-- Start Data lines --
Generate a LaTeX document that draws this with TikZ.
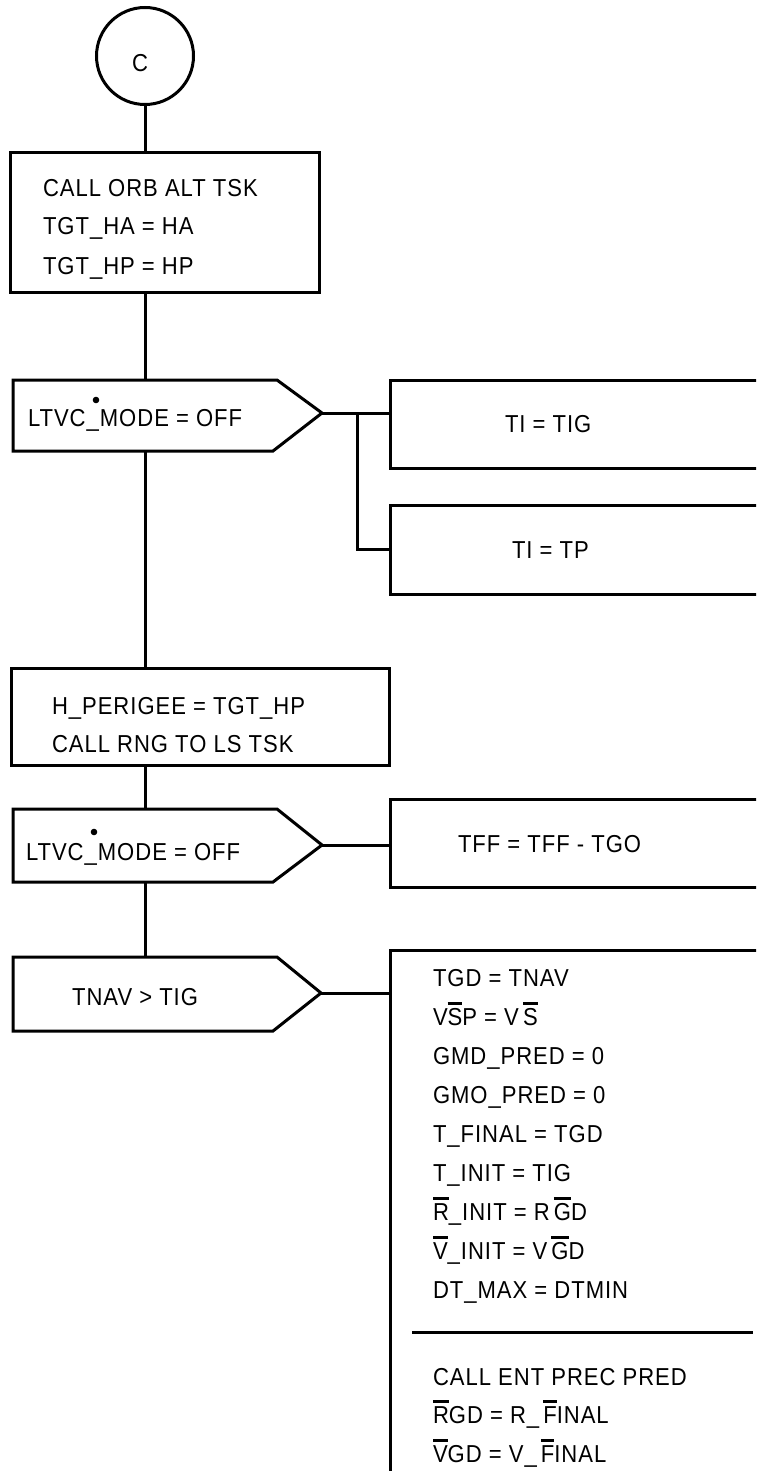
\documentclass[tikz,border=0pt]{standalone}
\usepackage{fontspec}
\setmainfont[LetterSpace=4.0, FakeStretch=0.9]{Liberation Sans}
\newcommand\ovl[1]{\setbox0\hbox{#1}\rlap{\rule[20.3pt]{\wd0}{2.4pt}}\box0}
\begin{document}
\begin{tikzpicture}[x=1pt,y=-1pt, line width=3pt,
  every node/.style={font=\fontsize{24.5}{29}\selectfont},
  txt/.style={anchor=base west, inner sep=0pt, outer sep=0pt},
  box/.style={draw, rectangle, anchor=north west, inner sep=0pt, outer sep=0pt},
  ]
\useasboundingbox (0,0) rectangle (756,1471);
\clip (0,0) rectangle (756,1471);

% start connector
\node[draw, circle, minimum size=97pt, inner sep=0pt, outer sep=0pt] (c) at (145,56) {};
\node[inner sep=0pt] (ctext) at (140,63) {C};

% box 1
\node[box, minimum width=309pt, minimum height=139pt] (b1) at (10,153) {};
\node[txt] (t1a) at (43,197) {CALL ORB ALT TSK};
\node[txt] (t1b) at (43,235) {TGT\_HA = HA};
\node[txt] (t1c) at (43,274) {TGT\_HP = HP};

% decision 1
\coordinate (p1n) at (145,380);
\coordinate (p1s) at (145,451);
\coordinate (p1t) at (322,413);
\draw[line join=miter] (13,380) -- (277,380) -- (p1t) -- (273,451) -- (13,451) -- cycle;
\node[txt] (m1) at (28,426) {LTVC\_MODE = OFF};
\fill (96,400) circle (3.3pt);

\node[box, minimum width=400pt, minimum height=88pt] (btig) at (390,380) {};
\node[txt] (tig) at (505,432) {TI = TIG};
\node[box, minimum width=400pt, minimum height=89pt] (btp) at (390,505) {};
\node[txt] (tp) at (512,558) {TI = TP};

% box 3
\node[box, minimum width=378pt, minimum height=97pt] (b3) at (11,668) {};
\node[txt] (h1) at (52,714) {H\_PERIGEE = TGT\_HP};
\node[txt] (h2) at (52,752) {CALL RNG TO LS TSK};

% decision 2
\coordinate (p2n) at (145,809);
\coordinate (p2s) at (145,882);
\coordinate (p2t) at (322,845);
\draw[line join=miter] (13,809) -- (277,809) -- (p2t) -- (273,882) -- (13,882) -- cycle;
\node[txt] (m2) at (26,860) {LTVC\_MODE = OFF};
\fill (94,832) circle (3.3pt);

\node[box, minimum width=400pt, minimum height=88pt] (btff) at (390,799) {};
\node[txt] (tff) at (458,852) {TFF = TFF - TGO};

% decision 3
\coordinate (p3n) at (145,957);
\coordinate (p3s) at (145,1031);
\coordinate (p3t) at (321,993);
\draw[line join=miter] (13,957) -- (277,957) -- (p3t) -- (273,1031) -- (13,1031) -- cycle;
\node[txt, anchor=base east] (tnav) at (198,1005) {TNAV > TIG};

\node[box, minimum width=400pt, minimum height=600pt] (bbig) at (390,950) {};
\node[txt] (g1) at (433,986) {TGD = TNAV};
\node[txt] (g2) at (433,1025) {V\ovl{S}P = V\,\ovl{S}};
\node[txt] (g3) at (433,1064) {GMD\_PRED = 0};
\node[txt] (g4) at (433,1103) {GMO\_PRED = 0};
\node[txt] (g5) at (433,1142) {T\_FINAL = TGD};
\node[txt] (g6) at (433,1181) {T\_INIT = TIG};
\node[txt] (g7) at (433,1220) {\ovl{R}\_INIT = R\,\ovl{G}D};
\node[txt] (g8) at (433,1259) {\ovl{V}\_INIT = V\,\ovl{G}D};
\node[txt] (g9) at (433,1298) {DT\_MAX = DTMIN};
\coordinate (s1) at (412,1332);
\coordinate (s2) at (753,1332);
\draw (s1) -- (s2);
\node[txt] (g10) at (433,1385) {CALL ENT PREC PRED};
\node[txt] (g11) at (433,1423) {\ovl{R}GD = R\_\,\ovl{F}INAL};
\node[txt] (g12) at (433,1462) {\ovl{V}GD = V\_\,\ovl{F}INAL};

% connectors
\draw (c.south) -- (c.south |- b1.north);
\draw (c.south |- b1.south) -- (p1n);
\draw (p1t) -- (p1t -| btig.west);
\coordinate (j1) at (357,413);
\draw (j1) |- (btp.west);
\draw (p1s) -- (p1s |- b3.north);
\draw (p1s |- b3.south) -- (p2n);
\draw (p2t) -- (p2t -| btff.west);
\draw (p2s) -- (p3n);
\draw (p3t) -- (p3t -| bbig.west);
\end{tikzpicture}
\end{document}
-- End Data lines --
Leave out the pictures and repeat the lines from the start of the material through the line with "(t1c) at (43,274)", inclusive.

Generate a LaTeX document that draws this with TikZ.
\documentclass[tikz,border=0pt]{standalone}
\usepackage{fontspec}
\setmainfont[LetterSpace=4.0, FakeStretch=0.9]{Liberation Sans}
\newcommand\ovl[1]{\setbox0\hbox{#1}\rlap{\rule[20.3pt]{\wd0}{2.4pt}}\box0}
\begin{document}
\begin{tikzpicture}[x=1pt,y=-1pt, line width=3pt,
  every node/.style={font=\fontsize{24.5}{29}\selectfont},
  txt/.style={anchor=base west, inner sep=0pt, outer sep=0pt},
  box/.style={draw, rectangle, anchor=north west, inner sep=0pt, outer sep=0pt},
  ]
\useasboundingbox (0,0) rectangle (756,1471);
\clip (0,0) rectangle (756,1471);

% start connector
\node[draw, circle, minimum size=97pt, inner sep=0pt, outer sep=0pt] (c) at (145,56) {};
\node[inner sep=0pt] (ctext) at (140,63) {C};

% box 1
\node[box, minimum width=309pt, minimum height=139pt] (b1) at (10,153) {};
\node[txt] (t1a) at (43,197) {CALL ORB ALT TSK};
\node[txt] (t1b) at (43,235) {TGT\_HA = HA};
\node[txt] (t1c) at (43,274) {TGT\_HP = HP};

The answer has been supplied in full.